Hacking Agag to Pieces (sermon and transcript by John MacArthur)
Money quote (one of them) from JMac's sermon:
Further reading:
Are You Sin-Killing or Just Sin-Managing?
Hacking Agag to Pieces (sermon and transcript by John MacArthur)
Money quote (one of them) from JMac's sermon:
Most people today would tell you to run from guilt. John Owen said: load your conscience with guilt. He believed the pangs of guilt were a natural and healthy consequence of wrong doing. Be ashamed, he wrote. Be greatly ashamed, for he saw shame as an advantage. Listen to your shamed and guilty conscience. You see, he correctly, that is, John Owen, understood what we should understand what Paul understood when he wrote in 2 Corinthians 7:10: the sorrow that is according to the will of God produces a repentance without regret. True godly sorrow will produce repentance. And what produces godly sorrow? A guilty, what? Conscience. Isn’t that what we read in Psalm 38? Wasn’t Psalm 38 we read this morning a classic illustration of godly sorrow produced by guilt?

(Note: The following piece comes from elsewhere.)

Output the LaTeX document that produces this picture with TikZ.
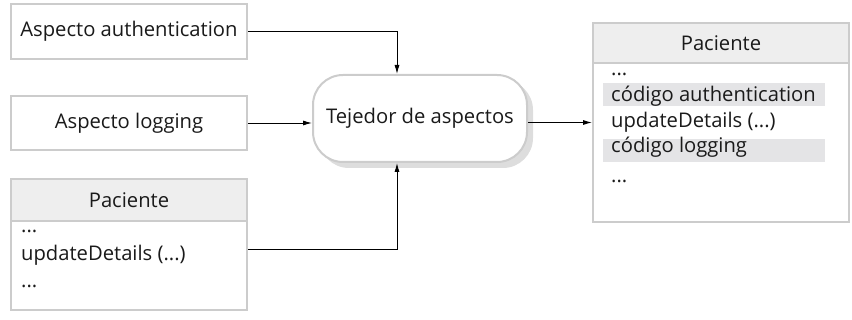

And it was that shame that brought the psalmist to his great confession. Those people who just give a nod of the head to their guilt claim trivially the promise of forgiveness, quickly reassure themselves, and then think no more of their sin are subjecting themselves to the heart-hardening deceit of sin. Let sorrow do its full work to produce a deep and honest repentance, and those sins will be severely weakened.